▸ Task brief
Repeat only the lines below that run from the line with "Output the Python" to the line with "import seaborn as sns", ends included; skip every picture.
## Start
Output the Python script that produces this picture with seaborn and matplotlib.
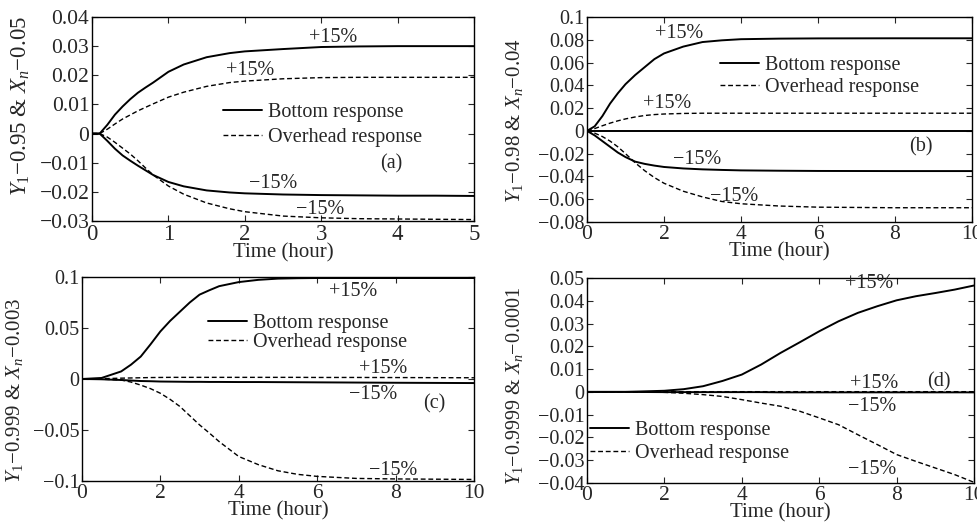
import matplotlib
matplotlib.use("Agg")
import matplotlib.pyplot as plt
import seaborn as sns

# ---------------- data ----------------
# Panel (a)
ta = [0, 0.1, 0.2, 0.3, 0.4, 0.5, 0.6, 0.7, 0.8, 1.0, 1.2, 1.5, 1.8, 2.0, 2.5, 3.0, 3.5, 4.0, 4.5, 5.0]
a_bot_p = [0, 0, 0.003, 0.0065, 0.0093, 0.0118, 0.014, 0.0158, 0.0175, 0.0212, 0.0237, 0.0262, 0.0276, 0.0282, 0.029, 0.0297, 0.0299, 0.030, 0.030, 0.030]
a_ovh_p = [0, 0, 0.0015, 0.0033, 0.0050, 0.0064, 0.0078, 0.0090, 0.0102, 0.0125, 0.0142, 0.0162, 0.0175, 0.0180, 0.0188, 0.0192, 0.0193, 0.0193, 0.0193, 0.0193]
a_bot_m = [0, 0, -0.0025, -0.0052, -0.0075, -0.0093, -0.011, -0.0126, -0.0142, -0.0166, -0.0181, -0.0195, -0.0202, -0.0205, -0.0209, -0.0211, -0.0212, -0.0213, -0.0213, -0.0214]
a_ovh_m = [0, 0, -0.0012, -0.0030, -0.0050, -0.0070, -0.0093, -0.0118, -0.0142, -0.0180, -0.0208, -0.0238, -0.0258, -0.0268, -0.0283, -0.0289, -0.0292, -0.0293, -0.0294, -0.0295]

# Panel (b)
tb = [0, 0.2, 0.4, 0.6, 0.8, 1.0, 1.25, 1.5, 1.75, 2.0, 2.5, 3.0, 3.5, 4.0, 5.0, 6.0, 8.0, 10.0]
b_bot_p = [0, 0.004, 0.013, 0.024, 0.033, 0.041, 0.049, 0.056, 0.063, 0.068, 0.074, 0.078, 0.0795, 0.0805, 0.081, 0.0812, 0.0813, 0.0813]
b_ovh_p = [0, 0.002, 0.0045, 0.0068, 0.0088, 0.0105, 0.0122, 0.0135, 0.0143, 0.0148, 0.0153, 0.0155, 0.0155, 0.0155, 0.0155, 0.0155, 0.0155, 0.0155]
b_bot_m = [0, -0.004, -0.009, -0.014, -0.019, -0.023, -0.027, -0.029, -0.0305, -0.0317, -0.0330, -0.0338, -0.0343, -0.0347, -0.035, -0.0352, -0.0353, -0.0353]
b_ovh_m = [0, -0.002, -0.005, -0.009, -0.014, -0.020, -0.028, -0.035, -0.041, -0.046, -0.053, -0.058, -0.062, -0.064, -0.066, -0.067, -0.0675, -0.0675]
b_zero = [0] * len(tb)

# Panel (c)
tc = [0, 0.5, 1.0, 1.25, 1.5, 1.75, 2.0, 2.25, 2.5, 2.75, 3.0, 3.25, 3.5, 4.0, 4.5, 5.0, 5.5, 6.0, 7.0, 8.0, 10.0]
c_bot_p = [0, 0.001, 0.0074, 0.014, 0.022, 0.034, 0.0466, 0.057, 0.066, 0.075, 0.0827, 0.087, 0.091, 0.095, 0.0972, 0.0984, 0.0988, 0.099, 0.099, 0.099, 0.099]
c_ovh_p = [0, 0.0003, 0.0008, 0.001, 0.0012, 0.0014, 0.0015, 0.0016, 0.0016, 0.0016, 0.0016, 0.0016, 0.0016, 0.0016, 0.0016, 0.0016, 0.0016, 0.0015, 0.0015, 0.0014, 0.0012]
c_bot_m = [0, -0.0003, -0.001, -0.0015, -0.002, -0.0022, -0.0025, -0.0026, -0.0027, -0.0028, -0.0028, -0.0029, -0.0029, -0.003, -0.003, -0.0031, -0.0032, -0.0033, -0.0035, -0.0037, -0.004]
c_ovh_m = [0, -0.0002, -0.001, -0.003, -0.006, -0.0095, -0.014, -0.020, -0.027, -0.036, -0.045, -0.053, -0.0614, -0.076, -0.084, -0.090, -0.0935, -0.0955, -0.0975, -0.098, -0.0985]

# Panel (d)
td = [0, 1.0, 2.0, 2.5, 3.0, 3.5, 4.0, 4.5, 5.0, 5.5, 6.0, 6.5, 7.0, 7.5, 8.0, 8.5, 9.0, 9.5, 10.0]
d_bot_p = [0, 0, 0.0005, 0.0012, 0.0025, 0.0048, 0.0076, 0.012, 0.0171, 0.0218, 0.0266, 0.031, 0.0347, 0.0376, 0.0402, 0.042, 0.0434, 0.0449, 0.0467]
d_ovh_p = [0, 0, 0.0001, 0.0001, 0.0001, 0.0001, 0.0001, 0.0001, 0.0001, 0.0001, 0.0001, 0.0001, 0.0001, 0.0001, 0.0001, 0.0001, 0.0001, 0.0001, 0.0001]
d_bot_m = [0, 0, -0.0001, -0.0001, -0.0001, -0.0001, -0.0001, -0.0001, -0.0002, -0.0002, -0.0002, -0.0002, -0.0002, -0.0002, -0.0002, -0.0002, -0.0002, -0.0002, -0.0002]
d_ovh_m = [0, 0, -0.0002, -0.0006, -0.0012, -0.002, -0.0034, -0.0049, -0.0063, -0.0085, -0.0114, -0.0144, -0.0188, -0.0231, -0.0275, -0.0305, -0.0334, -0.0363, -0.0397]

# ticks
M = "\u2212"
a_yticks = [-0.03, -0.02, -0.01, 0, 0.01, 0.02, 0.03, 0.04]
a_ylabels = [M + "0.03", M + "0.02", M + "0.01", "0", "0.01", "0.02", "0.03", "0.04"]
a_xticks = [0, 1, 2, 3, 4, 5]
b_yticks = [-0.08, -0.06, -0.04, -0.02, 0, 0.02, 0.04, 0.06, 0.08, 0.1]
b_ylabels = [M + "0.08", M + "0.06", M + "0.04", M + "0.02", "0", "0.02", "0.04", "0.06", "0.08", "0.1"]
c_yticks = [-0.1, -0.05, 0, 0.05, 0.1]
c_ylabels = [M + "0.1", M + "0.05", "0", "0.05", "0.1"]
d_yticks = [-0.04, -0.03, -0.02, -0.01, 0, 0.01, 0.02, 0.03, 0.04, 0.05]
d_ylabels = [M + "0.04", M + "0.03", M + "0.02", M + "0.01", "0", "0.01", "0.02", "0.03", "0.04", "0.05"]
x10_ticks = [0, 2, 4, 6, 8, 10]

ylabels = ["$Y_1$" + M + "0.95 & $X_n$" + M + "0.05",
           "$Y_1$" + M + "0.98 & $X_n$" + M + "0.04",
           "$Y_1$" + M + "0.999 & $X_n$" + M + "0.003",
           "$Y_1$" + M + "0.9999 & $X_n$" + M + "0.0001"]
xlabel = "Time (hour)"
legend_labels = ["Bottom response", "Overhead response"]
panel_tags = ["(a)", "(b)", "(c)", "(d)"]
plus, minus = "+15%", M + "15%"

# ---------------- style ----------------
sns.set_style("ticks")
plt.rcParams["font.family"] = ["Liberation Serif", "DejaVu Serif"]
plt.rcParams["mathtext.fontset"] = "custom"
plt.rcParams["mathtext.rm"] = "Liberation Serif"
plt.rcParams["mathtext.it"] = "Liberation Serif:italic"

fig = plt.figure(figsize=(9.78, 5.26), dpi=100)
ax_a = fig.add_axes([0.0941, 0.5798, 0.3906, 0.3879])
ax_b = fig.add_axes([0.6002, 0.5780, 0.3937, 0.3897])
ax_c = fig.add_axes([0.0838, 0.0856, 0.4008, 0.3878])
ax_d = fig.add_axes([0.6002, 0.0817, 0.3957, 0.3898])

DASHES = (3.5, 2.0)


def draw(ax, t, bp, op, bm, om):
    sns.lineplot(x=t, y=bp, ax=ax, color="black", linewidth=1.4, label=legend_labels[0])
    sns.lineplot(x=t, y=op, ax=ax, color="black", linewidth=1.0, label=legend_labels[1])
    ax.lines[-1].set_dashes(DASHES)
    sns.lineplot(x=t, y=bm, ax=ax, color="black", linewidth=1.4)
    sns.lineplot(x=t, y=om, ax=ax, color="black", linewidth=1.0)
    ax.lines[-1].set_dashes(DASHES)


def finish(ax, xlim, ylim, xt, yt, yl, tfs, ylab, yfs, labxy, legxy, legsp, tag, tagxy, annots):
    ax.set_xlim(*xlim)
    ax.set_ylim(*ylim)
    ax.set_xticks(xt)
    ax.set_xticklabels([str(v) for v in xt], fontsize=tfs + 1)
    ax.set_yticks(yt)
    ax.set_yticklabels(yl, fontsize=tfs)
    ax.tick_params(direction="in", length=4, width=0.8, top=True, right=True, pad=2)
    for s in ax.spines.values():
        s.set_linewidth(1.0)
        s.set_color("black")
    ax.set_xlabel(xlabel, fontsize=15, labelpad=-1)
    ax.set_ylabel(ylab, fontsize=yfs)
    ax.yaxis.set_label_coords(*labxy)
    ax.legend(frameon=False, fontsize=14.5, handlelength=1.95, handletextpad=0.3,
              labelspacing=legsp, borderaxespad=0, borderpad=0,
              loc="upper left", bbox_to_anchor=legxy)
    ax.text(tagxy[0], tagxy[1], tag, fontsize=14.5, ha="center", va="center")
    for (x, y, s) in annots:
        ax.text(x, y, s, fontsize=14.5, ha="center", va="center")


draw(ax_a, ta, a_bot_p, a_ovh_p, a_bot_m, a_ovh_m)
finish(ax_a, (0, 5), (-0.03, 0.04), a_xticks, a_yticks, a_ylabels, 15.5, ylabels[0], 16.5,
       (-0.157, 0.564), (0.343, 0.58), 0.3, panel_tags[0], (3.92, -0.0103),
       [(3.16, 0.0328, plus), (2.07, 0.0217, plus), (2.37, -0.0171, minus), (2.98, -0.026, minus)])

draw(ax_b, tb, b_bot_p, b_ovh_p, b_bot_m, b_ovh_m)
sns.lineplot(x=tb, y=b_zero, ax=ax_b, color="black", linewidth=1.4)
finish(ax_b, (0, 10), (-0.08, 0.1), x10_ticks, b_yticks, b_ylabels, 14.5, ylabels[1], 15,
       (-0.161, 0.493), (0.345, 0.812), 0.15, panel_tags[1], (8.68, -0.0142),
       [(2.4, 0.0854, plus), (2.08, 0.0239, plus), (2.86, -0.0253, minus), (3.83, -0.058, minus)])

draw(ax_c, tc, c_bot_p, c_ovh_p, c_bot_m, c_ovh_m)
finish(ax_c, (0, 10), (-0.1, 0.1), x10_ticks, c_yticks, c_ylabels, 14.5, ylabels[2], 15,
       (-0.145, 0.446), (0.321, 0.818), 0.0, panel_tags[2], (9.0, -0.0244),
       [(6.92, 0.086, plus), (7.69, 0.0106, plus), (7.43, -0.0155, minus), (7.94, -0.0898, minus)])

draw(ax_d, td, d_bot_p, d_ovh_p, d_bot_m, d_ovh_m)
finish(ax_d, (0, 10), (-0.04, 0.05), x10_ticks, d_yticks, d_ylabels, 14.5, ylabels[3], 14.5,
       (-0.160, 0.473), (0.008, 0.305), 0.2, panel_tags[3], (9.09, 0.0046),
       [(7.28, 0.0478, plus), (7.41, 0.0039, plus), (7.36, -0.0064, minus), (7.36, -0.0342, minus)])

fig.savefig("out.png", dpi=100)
## End
## Start
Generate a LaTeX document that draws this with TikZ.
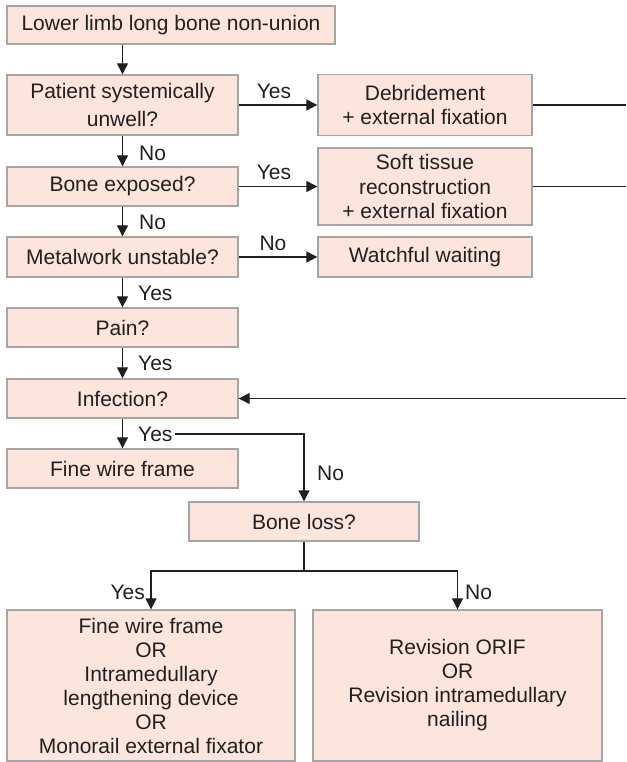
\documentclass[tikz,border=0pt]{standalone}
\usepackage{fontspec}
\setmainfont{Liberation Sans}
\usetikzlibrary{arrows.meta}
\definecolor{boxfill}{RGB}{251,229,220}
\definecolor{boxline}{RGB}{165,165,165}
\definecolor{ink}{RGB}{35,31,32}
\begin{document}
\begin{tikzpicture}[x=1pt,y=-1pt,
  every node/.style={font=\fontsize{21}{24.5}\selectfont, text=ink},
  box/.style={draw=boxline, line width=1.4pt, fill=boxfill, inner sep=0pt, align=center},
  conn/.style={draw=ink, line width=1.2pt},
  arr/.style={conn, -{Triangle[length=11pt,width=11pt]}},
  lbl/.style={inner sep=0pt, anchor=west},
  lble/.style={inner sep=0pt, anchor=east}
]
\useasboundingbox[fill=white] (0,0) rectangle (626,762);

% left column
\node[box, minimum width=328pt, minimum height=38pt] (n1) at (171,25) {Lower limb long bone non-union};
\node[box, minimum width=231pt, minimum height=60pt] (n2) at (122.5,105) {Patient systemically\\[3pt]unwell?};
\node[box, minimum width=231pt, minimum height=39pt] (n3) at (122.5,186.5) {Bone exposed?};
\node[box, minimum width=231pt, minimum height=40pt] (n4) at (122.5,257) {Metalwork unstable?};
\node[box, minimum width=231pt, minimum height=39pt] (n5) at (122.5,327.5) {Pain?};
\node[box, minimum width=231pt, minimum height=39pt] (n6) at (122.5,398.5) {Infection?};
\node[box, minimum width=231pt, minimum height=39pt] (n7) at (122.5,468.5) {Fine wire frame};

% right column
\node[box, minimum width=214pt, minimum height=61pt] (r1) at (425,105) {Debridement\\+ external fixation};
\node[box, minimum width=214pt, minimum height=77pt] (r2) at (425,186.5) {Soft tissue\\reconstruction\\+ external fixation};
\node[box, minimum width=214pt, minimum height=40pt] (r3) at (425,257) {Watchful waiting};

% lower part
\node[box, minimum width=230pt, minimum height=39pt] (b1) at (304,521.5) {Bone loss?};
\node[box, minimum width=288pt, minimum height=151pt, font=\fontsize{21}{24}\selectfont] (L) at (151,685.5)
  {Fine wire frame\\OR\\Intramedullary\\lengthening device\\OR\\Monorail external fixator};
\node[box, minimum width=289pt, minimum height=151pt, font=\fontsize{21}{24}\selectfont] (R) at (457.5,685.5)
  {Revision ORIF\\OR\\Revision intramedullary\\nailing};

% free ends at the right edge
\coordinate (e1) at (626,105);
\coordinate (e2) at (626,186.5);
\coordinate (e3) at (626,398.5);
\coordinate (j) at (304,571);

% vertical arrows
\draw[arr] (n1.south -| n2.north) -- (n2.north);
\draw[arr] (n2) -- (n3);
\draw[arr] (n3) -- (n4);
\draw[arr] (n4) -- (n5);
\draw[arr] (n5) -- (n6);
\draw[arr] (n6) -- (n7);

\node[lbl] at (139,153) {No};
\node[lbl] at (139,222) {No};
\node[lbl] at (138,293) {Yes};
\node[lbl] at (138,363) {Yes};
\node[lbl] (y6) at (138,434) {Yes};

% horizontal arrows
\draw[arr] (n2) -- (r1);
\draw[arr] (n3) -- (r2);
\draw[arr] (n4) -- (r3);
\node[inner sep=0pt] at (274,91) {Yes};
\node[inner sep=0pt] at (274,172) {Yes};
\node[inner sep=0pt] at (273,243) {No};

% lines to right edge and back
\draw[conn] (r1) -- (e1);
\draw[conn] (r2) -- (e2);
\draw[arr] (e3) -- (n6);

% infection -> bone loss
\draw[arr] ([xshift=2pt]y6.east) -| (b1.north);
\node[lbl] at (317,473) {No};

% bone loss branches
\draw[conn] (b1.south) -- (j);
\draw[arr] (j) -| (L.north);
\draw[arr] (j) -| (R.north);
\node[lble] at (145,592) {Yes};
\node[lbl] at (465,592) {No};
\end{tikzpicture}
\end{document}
## End
## Start
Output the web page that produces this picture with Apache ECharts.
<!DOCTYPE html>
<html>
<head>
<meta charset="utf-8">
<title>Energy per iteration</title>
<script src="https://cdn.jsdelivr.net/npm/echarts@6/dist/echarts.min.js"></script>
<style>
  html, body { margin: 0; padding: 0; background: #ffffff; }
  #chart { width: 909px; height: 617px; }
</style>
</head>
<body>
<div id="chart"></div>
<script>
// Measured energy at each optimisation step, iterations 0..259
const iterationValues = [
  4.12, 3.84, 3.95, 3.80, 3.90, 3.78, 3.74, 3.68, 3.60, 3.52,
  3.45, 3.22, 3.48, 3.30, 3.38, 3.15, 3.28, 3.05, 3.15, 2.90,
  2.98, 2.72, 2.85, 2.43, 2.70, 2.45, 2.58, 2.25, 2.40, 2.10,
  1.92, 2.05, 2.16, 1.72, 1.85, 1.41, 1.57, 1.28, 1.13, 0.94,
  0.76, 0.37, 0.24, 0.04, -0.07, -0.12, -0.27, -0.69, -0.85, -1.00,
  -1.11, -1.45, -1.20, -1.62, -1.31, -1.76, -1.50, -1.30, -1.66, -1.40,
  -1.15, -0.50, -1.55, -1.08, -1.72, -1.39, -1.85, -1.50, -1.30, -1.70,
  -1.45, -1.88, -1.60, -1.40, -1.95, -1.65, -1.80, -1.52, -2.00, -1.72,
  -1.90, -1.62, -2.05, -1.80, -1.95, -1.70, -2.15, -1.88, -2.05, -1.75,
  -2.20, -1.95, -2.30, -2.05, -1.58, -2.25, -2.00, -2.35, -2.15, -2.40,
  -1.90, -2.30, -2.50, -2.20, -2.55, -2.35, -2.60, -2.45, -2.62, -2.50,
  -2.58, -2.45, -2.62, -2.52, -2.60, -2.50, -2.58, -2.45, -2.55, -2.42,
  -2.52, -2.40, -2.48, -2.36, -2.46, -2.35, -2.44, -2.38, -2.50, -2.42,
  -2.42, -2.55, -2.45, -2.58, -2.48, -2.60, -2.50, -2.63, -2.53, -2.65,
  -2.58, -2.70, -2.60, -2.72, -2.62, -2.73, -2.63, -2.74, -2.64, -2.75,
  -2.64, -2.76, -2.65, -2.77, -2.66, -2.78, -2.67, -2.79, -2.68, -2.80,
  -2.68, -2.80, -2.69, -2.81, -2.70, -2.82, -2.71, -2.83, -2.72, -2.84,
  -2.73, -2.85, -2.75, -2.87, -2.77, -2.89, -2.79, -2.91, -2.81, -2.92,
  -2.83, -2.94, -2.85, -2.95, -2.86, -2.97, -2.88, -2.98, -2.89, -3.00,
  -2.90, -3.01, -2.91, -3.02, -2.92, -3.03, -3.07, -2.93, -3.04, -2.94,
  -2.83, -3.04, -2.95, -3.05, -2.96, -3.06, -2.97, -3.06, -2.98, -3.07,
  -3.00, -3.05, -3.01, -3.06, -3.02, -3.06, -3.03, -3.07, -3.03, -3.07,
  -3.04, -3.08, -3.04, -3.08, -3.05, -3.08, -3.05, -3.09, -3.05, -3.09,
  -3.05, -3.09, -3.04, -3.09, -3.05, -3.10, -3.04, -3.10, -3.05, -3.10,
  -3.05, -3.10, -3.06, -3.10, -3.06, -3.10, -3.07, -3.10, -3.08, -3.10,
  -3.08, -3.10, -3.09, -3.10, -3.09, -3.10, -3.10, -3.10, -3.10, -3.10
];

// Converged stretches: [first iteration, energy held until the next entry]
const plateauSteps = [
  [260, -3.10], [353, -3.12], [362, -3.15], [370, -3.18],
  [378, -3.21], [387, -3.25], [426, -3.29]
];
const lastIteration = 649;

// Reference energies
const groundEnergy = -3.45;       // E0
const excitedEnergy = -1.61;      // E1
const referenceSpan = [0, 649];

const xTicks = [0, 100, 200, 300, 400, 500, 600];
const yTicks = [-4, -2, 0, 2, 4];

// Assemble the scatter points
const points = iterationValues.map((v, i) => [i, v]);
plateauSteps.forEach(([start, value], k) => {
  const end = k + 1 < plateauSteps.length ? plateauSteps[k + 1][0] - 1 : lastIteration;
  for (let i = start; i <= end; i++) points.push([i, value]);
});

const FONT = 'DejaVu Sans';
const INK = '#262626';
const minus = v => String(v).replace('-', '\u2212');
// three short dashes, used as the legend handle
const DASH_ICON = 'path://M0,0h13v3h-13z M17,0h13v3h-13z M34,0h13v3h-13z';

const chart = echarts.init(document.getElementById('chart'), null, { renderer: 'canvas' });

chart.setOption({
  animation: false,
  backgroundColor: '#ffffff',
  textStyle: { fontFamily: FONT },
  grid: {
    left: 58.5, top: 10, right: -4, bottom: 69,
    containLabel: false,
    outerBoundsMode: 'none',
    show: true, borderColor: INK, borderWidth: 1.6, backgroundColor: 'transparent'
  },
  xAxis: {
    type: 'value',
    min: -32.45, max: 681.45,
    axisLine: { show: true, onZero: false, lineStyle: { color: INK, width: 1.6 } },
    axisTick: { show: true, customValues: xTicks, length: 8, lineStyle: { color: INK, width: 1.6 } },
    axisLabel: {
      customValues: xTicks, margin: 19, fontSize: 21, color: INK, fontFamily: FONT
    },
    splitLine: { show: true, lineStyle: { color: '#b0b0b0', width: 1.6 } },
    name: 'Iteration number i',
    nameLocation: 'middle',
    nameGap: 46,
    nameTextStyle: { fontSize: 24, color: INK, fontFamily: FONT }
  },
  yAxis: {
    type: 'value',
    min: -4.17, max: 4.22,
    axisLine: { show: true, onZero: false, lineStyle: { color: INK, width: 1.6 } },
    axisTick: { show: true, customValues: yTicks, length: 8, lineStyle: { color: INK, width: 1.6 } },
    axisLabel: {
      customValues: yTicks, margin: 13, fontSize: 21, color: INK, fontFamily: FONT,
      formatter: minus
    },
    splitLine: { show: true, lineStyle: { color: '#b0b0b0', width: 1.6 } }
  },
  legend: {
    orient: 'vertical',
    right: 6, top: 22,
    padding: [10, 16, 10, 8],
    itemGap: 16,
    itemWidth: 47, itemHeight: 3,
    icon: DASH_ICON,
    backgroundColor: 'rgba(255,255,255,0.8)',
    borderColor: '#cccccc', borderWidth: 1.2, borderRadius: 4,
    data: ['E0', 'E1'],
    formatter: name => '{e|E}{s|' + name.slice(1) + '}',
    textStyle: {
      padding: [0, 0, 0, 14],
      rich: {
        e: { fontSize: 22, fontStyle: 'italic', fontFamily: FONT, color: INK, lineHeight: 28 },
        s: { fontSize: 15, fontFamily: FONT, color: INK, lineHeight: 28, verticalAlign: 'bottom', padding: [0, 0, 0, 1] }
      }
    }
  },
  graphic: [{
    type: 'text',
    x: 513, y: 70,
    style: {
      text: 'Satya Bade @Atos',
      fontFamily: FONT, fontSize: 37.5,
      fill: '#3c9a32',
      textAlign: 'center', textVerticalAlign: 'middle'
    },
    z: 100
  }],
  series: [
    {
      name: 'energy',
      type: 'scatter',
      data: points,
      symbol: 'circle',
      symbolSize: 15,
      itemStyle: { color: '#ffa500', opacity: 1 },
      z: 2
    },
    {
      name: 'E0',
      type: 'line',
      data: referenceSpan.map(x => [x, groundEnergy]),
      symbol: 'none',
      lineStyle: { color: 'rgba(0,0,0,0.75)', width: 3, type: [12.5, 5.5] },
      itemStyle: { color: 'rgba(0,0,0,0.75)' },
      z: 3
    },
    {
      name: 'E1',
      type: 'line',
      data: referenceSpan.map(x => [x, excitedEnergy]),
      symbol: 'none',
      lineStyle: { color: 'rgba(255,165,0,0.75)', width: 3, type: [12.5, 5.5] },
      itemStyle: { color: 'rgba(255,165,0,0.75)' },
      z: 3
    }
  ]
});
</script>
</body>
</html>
## End
▸ Full response
Output the Python script that produces this picture with seaborn and matplotlib.
import matplotlib
matplotlib.use("Agg")
import matplotlib.pyplot as plt
import seaborn as sns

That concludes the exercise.